- _WORK TO BE COMPLETED_: Transcribe all of the data exactly. Omit the pictures.

- _GIVEN INFORMATION_:
########################################
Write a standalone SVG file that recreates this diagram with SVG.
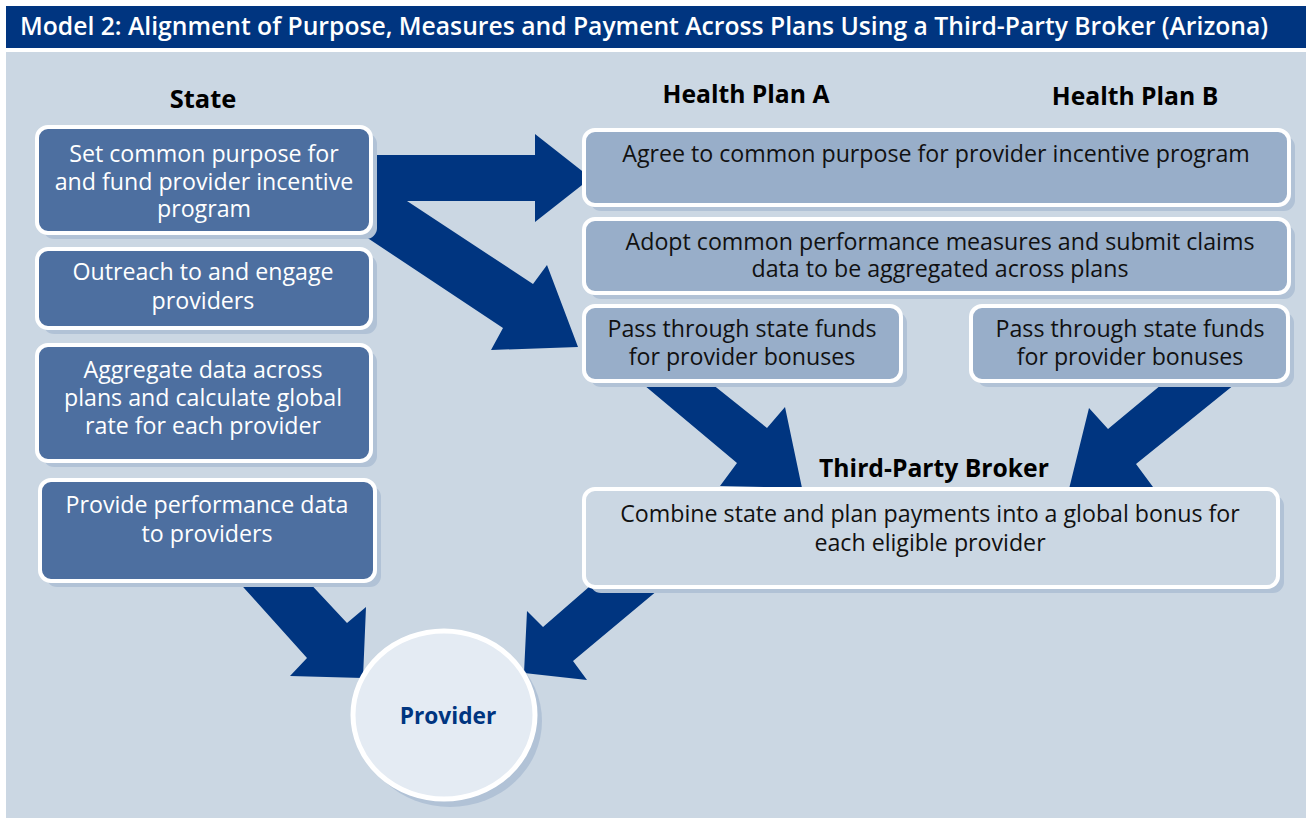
<svg xmlns="http://www.w3.org/2000/svg" width="1314" height="822" viewBox="0 0 1314 822">
<style>
.title{font-family:"Open Sans","Liberation Sans",sans-serif;font-weight:600;font-size:24.7px;fill:#fff}
.hdr{font-family:"Open Sans","Liberation Sans",sans-serif;font-weight:700;font-size:24.7px;fill:#000}
.t{font-family:"Open Sans","Liberation Sans",sans-serif;font-size:23.2px;text-anchor:middle}
.w{fill:#fff}
.k{fill:#111}
.dark{fill:#4D6FA0;stroke:#fff;stroke-width:4}
.light{fill:#98AEC9;stroke:#fff;stroke-width:4}
.pale{fill:#CBD7E3;stroke:#fff;stroke-width:4}
.sh{fill:#B1C2D6}
.arrow{fill:#003580}
</style>
<rect x="0" y="0" width="1314" height="822" fill="#fff"/>
<rect x="6" y="6" width="1300" height="42" fill="#003580"/>
<text class="title" x="20" y="35">Model 2: Alignment of Purpose, Measures and Payment Across Plans Using a Third-Party Broker (Arizona)</text>
<rect x="6" y="52" width="1300" height="766" fill="#CBD7E3"/>

<g id="headers">
<text class="hdr" x="203" y="108" text-anchor="middle" style="font-size:25.5px">State</text>
<text class="hdr" x="746" y="103" text-anchor="middle">Health Plan A</text>
<text class="hdr" x="1135" y="105" text-anchor="middle">Health Plan B</text>
</g>

<g id="connectors">
<path class="arrow" d="M360,155 L535,155 L535,134 L591,178 L535,222 L535,201 L407,201 L533,284 L547,265 L578,347 L491,350 L503,328 L360,233 Z"/>
<path class="arrow" d="M638,380 L737,463 L720,486 L802,488 L785,407 L767,428 L707,380 Z"/>
<path class="arrow" d="M1167,380 L1240,380 L1136,464 L1153,487 L1069,489 L1089,408 L1108,429 Z"/>
<path class="arrow" d="M235,578 L305,578 L347,623 L366,607 L363,678 L290,676 L307,658 Z"/>
<path class="arrow" d="M597,580 L664,585 L573,661 L587,680 L524,673 L527,611 L543,627 Z"/>
</g>

<g id="state1">
<rect class="sh" x="43" y="133" width="334" height="106" rx="11"/>
<rect class="dark" x="37" y="127" width="334" height="106" rx="11"/>
<text class="t w" x="204" y="162">Set common purpose for</text>
<text class="t w" x="204" y="190">and fund provider incentive</text>
<text class="t w" x="204" y="217">program</text>
</g>
<g id="state2">
<rect class="sh" x="43" y="255" width="334" height="79" rx="11"/>
<rect class="dark" x="37" y="249" width="334" height="79" rx="11"/>
<text class="t w" x="203" y="280">Outreach to and engage</text>
<text class="t w" x="203" y="309">providers</text>
</g>
<g id="state3">
<rect class="sh" x="43" y="351" width="334" height="116" rx="11"/>
<rect class="dark" x="37" y="345" width="334" height="116" rx="11"/>
<text class="t w" x="203" y="378">Aggregate data across</text>
<text class="t w" x="203" y="406">plans and calculate global</text>
<text class="t w" x="203" y="434">rate for each provider</text>
</g>
<g id="state4">
<rect class="sh" x="46" y="486" width="335" height="101" rx="11"/>
<rect class="dark" x="40" y="480" width="335" height="101" rx="11"/>
<text class="t w" x="207" y="513">Provide performance data</text>
<text class="t w" x="207" y="542">to providers</text>
</g>

<g id="planA1">
<rect class="sh" x="590" y="136" width="705" height="75" rx="11"/>
<rect class="light" x="584" y="130" width="705" height="75" rx="11"/>
<text class="t k" x="936" y="162">Agree to common purpose for provider incentive program</text>
</g>
<g id="planA2">
<rect class="sh" x="590" y="225" width="705" height="74" rx="11"/>
<rect class="light" x="584" y="219" width="705" height="74" rx="11"/>
<text class="t k" x="940" y="250">Adopt common performance measures and submit claims</text>
<text class="t k" x="940" y="277">data to be aggregated across plans</text>
</g>
<g id="passA">
<rect class="sh" x="590" y="312" width="317" height="75" rx="11"/>
<rect class="light" x="584" y="306" width="317" height="75" rx="11"/>
<text class="t k" x="742" y="337">Pass through state funds</text>
<text class="t k" x="742" y="365">for provider bonuses</text>
</g>
<g id="passB">
<rect class="sh" x="977" y="312" width="317" height="75" rx="11"/>
<rect class="light" x="971" y="306" width="317" height="75" rx="11"/>
<text class="t k" x="1130" y="337">Pass through state funds</text>
<text class="t k" x="1130" y="365">for provider bonuses</text>
</g>

<g id="broker">
<text class="hdr" x="934" y="477" text-anchor="middle">Third-Party Broker</text>
<rect class="sh" x="590" y="495" width="694" height="98" rx="11"/>
<rect class="pale" x="584" y="489" width="694" height="98" rx="11"/>
<text class="t k" x="930" y="522">Combine state and plan payments into a global bonus for</text>
<text class="t k" x="930" y="551">each eligible provider</text>
</g>

<g id="provider">
<ellipse cx="450" cy="721" rx="92" ry="86" fill="#B1C2D6"/>
<ellipse cx="444" cy="715" rx="91" ry="84" fill="#E4EBF3" stroke="#fff" stroke-width="5"/>
<text x="448" y="724" text-anchor="middle" style="font-family:'Open Sans','Liberation Sans',sans-serif;font-weight:700;font-size:22.7px;fill:#003580">Provider</text>
</g>
</svg>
########################################
- _RESULT FOR THIS TASK_:
Write a standalone SVG file that recreates this diagram with SVG.
<svg xmlns="http://www.w3.org/2000/svg" width="1314" height="822" viewBox="0 0 1314 822">
<style>
.title{font-family:"Open Sans","Liberation Sans",sans-serif;font-weight:600;font-size:24.7px;fill:#fff}
.hdr{font-family:"Open Sans","Liberation Sans",sans-serif;font-weight:700;font-size:24.7px;fill:#000}
.t{font-family:"Open Sans","Liberation Sans",sans-serif;font-size:23.2px;text-anchor:middle}
.w{fill:#fff}
.k{fill:#111}
.dark{fill:#4D6FA0;stroke:#fff;stroke-width:4}
.light{fill:#98AEC9;stroke:#fff;stroke-width:4}
.pale{fill:#CBD7E3;stroke:#fff;stroke-width:4}
.sh{fill:#B1C2D6}
.arrow{fill:#003580}
</style>
<rect x="0" y="0" width="1314" height="822" fill="#fff"/>
<rect x="6" y="6" width="1300" height="42" fill="#003580"/>
<text class="title" x="20" y="35">Model 2: Alignment of Purpose, Measures and Payment Across Plans Using a Third-Party Broker (Arizona)</text>
<rect x="6" y="52" width="1300" height="766" fill="#CBD7E3"/>

<g id="headers">
<text class="hdr" x="203" y="108" text-anchor="middle" style="font-size:25.5px">State</text>
<text class="hdr" x="746" y="103" text-anchor="middle">Health Plan A</text>
<text class="hdr" x="1135" y="105" text-anchor="middle">Health Plan B</text>
</g>

<g id="connectors">
<path class="arrow" d="M360,155 L535,155 L535,134 L591,178 L535,222 L535,201 L407,201 L533,284 L547,265 L578,347 L491,350 L503,328 L360,233 Z"/>
<path class="arrow" d="M638,380 L737,463 L720,486 L802,488 L785,407 L767,428 L707,380 Z"/>
<path class="arrow" d="M1167,380 L1240,380 L1136,464 L1153,487 L1069,489 L1089,408 L1108,429 Z"/>
<path class="arrow" d="M235,578 L305,578 L347,623 L366,607 L363,678 L290,676 L307,658 Z"/>
<path class="arrow" d="M597,580 L664,585 L573,661 L587,680 L524,673 L527,611 L543,627 Z"/>
</g>

<g id="state1">
<rect class="sh" x="43" y="133" width="334" height="106" rx="11"/>
<rect class="dark" x="37" y="127" width="334" height="106" rx="11"/>
<text class="t w" x="204" y="162">Set common purpose for</text>
<text class="t w" x="204" y="190">and fund provider incentive</text>
<text class="t w" x="204" y="217">program</text>
</g>
<g id="state2">
<rect class="sh" x="43" y="255" width="334" height="79" rx="11"/>
<rect class="dark" x="37" y="249" width="334" height="79" rx="11"/>
<text class="t w" x="203" y="280">Outreach to and engage</text>
<text class="t w" x="203" y="309">providers</text>
</g>
<g id="state3">
<rect class="sh" x="43" y="351" width="334" height="116" rx="11"/>
<rect class="dark" x="37" y="345" width="334" height="116" rx="11"/>
<text class="t w" x="203" y="378">Aggregate data across</text>
<text class="t w" x="203" y="406">plans and calculate global</text>
<text class="t w" x="203" y="434">rate for each provider</text>
</g>
<g id="state4">
<rect class="sh" x="46" y="486" width="335" height="101" rx="11"/>
<rect class="dark" x="40" y="480" width="335" height="101" rx="11"/>
<text class="t w" x="207" y="513">Provide performance data</text>
<text class="t w" x="207" y="542">to providers</text>
</g>

<g id="planA1">
<rect class="sh" x="590" y="136" width="705" height="75" rx="11"/>
<rect class="light" x="584" y="130" width="705" height="75" rx="11"/>
<text class="t k" x="936" y="162">Agree to common purpose for provider incentive program</text>
</g>
<g id="planA2">
<rect class="sh" x="590" y="225" width="705" height="74" rx="11"/>
<rect class="light" x="584" y="219" width="705" height="74" rx="11"/>
<text class="t k" x="940" y="250">Adopt common performance measures and submit claims</text>
<text class="t k" x="940" y="277">data to be aggregated across plans</text>
</g>
<g id="passA">
<rect class="sh" x="590" y="312" width="317" height="75" rx="11"/>
<rect class="light" x="584" y="306" width="317" height="75" rx="11"/>
<text class="t k" x="742" y="337">Pass through state funds</text>
<text class="t k" x="742" y="365">for provider bonuses</text>
</g>
<g id="passB">
<rect class="sh" x="977" y="312" width="317" height="75" rx="11"/>
<rect class="light" x="971" y="306" width="317" height="75" rx="11"/>
<text class="t k" x="1130" y="337">Pass through state funds</text>
<text class="t k" x="1130" y="365">for provider bonuses</text>
</g>

<g id="broker">
<text class="hdr" x="934" y="477" text-anchor="middle">Third-Party Broker</text>
<rect class="sh" x="590" y="495" width="694" height="98" rx="11"/>
<rect class="pale" x="584" y="489" width="694" height="98" rx="11"/>
<text class="t k" x="930" y="522">Combine state and plan payments into a global bonus for</text>
<text class="t k" x="930" y="551">each eligible provider</text>
</g>

<g id="provider">
<ellipse cx="450" cy="721" rx="92" ry="86" fill="#B1C2D6"/>
<ellipse cx="444" cy="715" rx="91" ry="84" fill="#E4EBF3" stroke="#fff" stroke-width="5"/>
<text x="448" y="724" text-anchor="middle" style="font-family:'Open Sans','Liberation Sans',sans-serif;font-weight:700;font-size:22.7px;fill:#003580">Provider</text>
</g>
</svg>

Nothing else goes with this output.